# Brief
Write out the data below exactly as given, without any of its pictures.

***

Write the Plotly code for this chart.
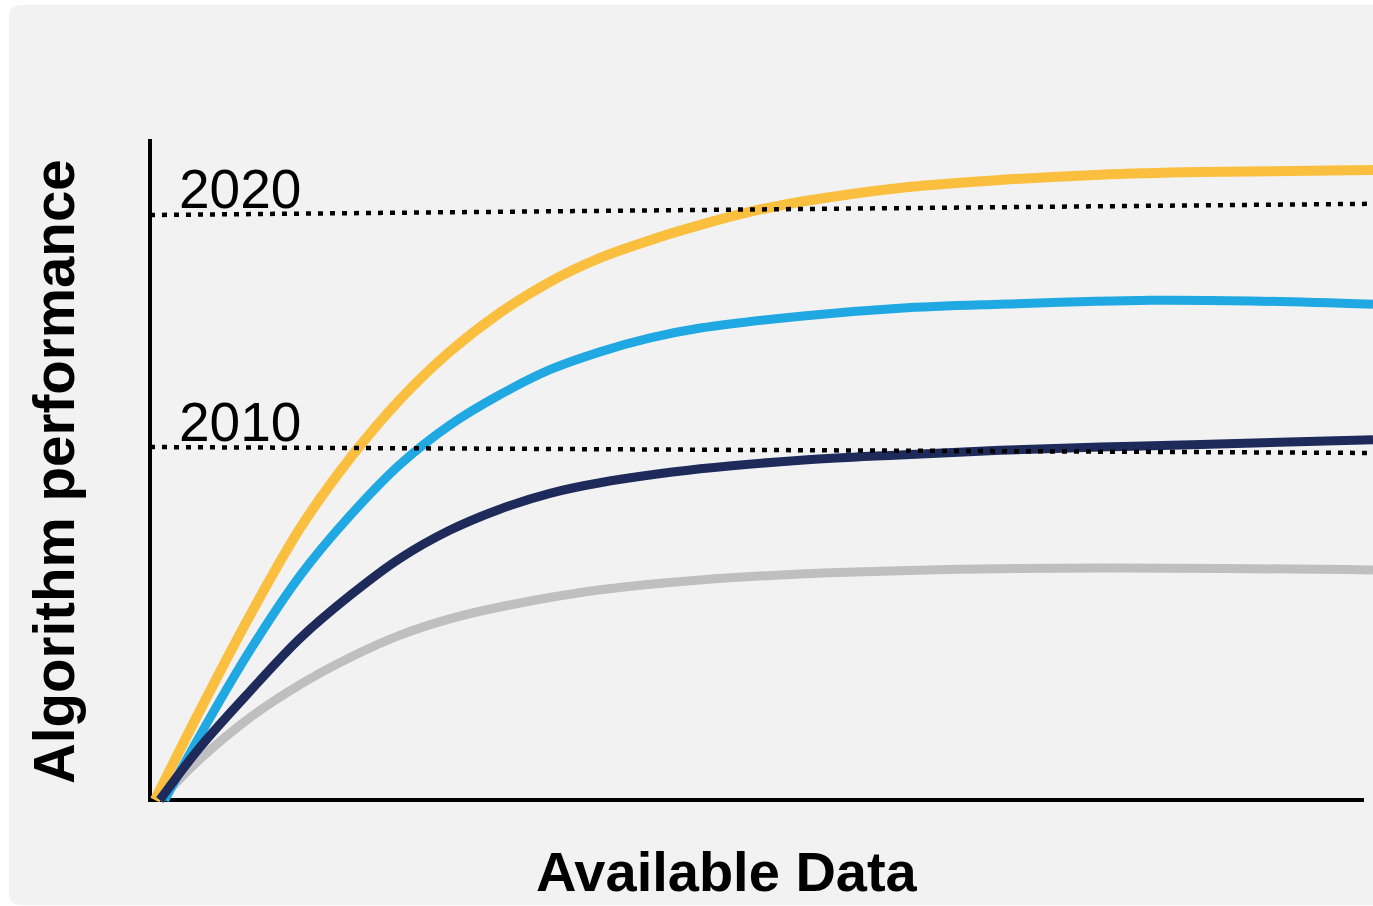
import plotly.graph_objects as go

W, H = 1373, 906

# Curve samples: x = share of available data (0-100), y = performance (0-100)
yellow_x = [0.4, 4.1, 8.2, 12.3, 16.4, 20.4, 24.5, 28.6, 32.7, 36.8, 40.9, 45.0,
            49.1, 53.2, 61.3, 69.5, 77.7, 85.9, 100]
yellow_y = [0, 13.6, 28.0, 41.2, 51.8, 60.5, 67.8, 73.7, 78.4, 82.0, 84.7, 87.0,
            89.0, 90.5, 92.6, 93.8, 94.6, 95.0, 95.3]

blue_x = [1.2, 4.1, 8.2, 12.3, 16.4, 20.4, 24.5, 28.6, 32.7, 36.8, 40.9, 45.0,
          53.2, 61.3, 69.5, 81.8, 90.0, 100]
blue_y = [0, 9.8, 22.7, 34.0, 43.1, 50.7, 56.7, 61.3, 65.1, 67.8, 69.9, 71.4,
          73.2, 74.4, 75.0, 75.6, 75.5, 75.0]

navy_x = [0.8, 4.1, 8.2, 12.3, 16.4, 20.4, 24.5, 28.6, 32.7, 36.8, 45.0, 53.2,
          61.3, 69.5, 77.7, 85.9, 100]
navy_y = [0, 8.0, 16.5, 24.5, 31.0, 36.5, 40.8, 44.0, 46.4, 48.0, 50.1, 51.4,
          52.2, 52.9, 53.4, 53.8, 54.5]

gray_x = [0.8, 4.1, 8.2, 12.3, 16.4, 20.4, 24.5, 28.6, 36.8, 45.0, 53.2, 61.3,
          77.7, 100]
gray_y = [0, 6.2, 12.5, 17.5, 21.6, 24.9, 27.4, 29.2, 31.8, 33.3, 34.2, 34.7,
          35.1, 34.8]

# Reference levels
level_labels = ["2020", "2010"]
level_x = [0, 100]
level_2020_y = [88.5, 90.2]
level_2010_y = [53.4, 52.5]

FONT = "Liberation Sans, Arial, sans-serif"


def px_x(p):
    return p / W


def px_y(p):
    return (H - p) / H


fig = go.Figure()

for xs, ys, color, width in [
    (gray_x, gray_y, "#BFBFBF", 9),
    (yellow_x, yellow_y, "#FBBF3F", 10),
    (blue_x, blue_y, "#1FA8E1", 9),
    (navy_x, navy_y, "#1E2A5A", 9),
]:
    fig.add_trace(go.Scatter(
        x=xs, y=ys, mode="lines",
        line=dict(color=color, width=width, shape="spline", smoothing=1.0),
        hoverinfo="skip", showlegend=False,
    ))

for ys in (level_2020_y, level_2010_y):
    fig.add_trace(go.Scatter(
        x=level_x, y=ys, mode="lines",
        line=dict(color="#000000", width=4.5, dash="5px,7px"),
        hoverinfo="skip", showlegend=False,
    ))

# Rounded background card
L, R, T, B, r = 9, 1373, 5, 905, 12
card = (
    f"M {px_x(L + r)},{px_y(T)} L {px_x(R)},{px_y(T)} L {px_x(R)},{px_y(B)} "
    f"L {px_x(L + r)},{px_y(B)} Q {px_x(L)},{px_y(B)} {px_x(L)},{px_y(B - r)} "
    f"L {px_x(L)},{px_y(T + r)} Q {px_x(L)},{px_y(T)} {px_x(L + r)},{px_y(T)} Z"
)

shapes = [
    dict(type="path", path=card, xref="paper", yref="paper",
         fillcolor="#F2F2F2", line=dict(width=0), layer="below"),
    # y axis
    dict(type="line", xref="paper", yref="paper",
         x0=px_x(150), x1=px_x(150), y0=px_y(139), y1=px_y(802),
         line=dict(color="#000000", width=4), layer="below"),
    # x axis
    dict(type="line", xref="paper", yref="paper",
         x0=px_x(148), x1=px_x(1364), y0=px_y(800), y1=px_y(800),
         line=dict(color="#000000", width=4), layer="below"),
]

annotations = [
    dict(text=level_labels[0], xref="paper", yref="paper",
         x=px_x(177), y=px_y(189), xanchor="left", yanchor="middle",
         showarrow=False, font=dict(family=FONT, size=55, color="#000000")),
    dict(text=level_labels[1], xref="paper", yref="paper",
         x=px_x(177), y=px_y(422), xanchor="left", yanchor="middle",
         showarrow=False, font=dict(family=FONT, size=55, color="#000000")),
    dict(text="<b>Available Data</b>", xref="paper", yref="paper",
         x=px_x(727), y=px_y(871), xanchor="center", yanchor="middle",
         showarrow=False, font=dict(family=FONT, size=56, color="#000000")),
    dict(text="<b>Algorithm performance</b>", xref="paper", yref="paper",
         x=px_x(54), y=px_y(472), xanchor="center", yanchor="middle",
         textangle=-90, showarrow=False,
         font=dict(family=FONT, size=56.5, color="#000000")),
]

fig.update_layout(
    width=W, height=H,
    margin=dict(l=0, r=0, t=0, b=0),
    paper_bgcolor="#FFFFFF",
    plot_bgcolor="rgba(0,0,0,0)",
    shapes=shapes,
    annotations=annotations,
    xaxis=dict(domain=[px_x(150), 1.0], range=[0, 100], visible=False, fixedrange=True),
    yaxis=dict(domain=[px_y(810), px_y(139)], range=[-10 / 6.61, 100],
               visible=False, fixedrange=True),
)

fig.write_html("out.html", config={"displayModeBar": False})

***

# Final result
Write the Plotly code for this chart.
import plotly.graph_objects as go

W, H = 1373, 906

# Curve samples: x = share of available data (0-100), y = performance (0-100)
yellow_x = [0.4, 4.1, 8.2, 12.3, 16.4, 20.4, 24.5, 28.6, 32.7, 36.8, 40.9, 45.0,
            49.1, 53.2, 61.3, 69.5, 77.7, 85.9, 100]
yellow_y = [0, 13.6, 28.0, 41.2, 51.8, 60.5, 67.8, 73.7, 78.4, 82.0, 84.7, 87.0,
            89.0, 90.5, 92.6, 93.8, 94.6, 95.0, 95.3]

blue_x = [1.2, 4.1, 8.2, 12.3, 16.4, 20.4, 24.5, 28.6, 32.7, 36.8, 40.9, 45.0,
          53.2, 61.3, 69.5, 81.8, 90.0, 100]
blue_y = [0, 9.8, 22.7, 34.0, 43.1, 50.7, 56.7, 61.3, 65.1, 67.8, 69.9, 71.4,
          73.2, 74.4, 75.0, 75.6, 75.5, 75.0]

navy_x = [0.8, 4.1, 8.2, 12.3, 16.4, 20.4, 24.5, 28.6, 32.7, 36.8, 45.0, 53.2,
          61.3, 69.5, 77.7, 85.9, 100]
navy_y = [0, 8.0, 16.5, 24.5, 31.0, 36.5, 40.8, 44.0, 46.4, 48.0, 50.1, 51.4,
          52.2, 52.9, 53.4, 53.8, 54.5]

gray_x = [0.8, 4.1, 8.2, 12.3, 16.4, 20.4, 24.5, 28.6, 36.8, 45.0, 53.2, 61.3,
          77.7, 100]
gray_y = [0, 6.2, 12.5, 17.5, 21.6, 24.9, 27.4, 29.2, 31.8, 33.3, 34.2, 34.7,
          35.1, 34.8]

# Reference levels
level_labels = ["2020", "2010"]
level_x = [0, 100]
level_2020_y = [88.5, 90.2]
level_2010_y = [53.4, 52.5]

FONT = "Liberation Sans, Arial, sans-serif"


def px_x(p):
    return p / W


def px_y(p):
    return (H - p) / H


fig = go.Figure()

for xs, ys, color, width in [
    (gray_x, gray_y, "#BFBFBF", 9),
    (yellow_x, yellow_y, "#FBBF3F", 10),
    (blue_x, blue_y, "#1FA8E1", 9),
    (navy_x, navy_y, "#1E2A5A", 9),
]:
    fig.add_trace(go.Scatter(
        x=xs, y=ys, mode="lines",
        line=dict(color=color, width=width, shape="spline", smoothing=1.0),
        hoverinfo="skip", showlegend=False,
    ))

for ys in (level_2020_y, level_2010_y):
    fig.add_trace(go.Scatter(
        x=level_x, y=ys, mode="lines",
        line=dict(color="#000000", width=4.5, dash="5px,7px"),
        hoverinfo="skip", showlegend=False,
    ))

# Rounded background card
L, R, T, B, r = 9, 1373, 5, 905, 12
card = (
    f"M {px_x(L + r)},{px_y(T)} L {px_x(R)},{px_y(T)} L {px_x(R)},{px_y(B)} "
    f"L {px_x(L + r)},{px_y(B)} Q {px_x(L)},{px_y(B)} {px_x(L)},{px_y(B - r)} "
    f"L {px_x(L)},{px_y(T + r)} Q {px_x(L)},{px_y(T)} {px_x(L + r)},{px_y(T)} Z"
)

shapes = [
    dict(type="path", path=card, xref="paper", yref="paper",
         fillcolor="#F2F2F2", line=dict(width=0), layer="below"),
    # y axis
    dict(type="line", xref="paper", yref="paper",
         x0=px_x(150), x1=px_x(150), y0=px_y(139), y1=px_y(802),
         line=dict(color="#000000", width=4), layer="below"),
    # x axis
    dict(type="line", xref="paper", yref="paper",
         x0=px_x(148), x1=px_x(1364), y0=px_y(800), y1=px_y(800),
         line=dict(color="#000000", width=4), layer="below"),
]

annotations = [
    dict(text=level_labels[0], xref="paper", yref="paper",
         x=px_x(177), y=px_y(189), xanchor="left", yanchor="middle",
         showarrow=False, font=dict(family=FONT, size=55, color="#000000")),
    dict(text=level_labels[1], xref="paper", yref="paper",
         x=px_x(177), y=px_y(422), xanchor="left", yanchor="middle",
         showarrow=False, font=dict(family=FONT, size=55, color="#000000")),
    dict(text="<b>Available Data</b>", xref="paper", yref="paper",
         x=px_x(727), y=px_y(871), xanchor="center", yanchor="middle",
         showarrow=False, font=dict(family=FONT, size=56, color="#000000")),
    dict(text="<b>Algorithm performance</b>", xref="paper", yref="paper",
         x=px_x(54), y=px_y(472), xanchor="center", yanchor="middle",
         textangle=-90, showarrow=False,
         font=dict(family=FONT, size=56.5, color="#000000")),
]

fig.update_layout(
    width=W, height=H,
    margin=dict(l=0, r=0, t=0, b=0),
    paper_bgcolor="#FFFFFF",
    plot_bgcolor="rgba(0,0,0,0)",
    shapes=shapes,
    annotations=annotations,
    xaxis=dict(domain=[px_x(150), 1.0], range=[0, 100], visible=False, fixedrange=True),
    yaxis=dict(domain=[px_y(810), px_y(139)], range=[-10 / 6.61, 100],
               visible=False, fixedrange=True),
)

fig.write_html("out.html", config={"displayModeBar": False})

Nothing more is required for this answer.